If it weren’t for Al Jazeera, much of the unfolding Egyptian revolution would never have been televised. Its Arabic- and English-language channels have provided the most comprehensive coverage of any network in any language hands-down. Despite the Mubarak regime’s attempts to shut it down, Al Jazeera’s brave reporters and camera crews have persevered. Six Al Jazeera journalists were detained briefly on Monday, their equipment seized. The United States responded swiftly to their detention, with the State Department calling for their release. “We are concerned by the shutdown of Al Jazeera in Egypt and arrest of its correspondents,” State Department spokesperson PJ Crowley tweeted. “Egypt must be open and the reporters released.”
The Obama White House has been intently monitoring al Jazeera’s coverage of the Egyptian revolt. The network, already famous worldwide, is now a household name in the United States. Thousands of Americans—many of whom likely had never watched the network before—are livestreaming Al Jazeera on the Internet and over their phones. With a handful of exceptions, most US cities and states have no channel that broadcasts Al Jazeera. That’s because cowardly US cable providers refuse to grant the channel a distribution platform, largely for fear of being perceived as supporting or enabling a network that for years has been portrayed negatively by US officials.
For people who have followed Al Jazeera’s history with the United States, the fact that it is now perceived by the White House and the American public as a force for democracy and freedom is an ironic, some would say hypocritical, development. The contrast between Washington’s posture toward Al Jazeera from the Bush era to the Obama presidency could not be more stark.
During the Bush administration, nothing contradicted the absurd claim that the United States invaded Iraq to spread democracy throughout the Middle East more decisively than Washington’s ceaseless attacks on Al Jazeera, the institution that did more than any other to break the stranglehold over information previously held by authoritarian forces, whether monarchs, military strongmen, occupiers or ayatollahs. Yet, far from calling for its journalists to be respected and freed from imprisonment and unlawful detention, the Bush administration waged war against Al Jazeera and its journalists.
The United States bombed its offices in Afghanistan in 2001. In March 2003, two of its financial correspondents were kicked off the trading floor of NASDAQ and the NY Stock Exchange. “In light of Al-Jazeera’s recent conduct during the war, in which they have broadcast footage of US POWs in alleged violation of the Geneva Convention, they are not welcome to broadcast from our facility at this time,” said NASDAQ’s spokesperson. Later NASDAQ backed off from that claim and said the network’s accreditation had been revoked for “security reasons.”

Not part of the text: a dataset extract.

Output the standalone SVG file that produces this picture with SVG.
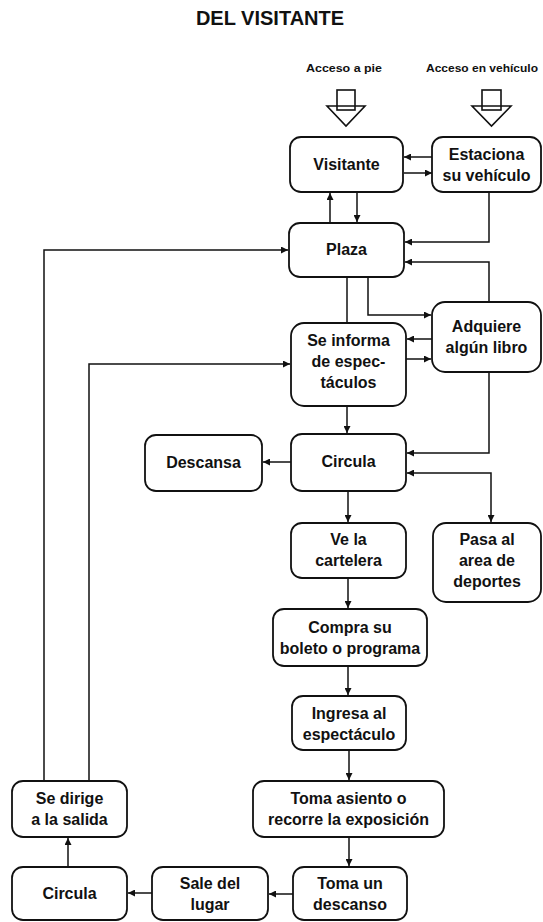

In April 2003, US forces shelled the Basra hotel where Al Jazeera journalists were the only guests and killed Jazeera’s Iraq correspondent Tareq Ayoub a few days later in Baghdad. The United States also imprisoned several Al Jazeera reporters (including at Guantánamo), some of whom say they were tortured. Among these was Sami al-Haj, an Al Jazeera cameraman who spent seven years at Guantánamo and was repeatedly interrogated by US operatives attempting to falsely link Al Jazeera to Al Qaeda. In addition to the military attacks, the US-backed Iraqi government periodically banned Al Jazeera from reporting in Iraq. Indeed, Al Jazeera was shut down in Iraq under both Saddam Hussein and the US-backed government.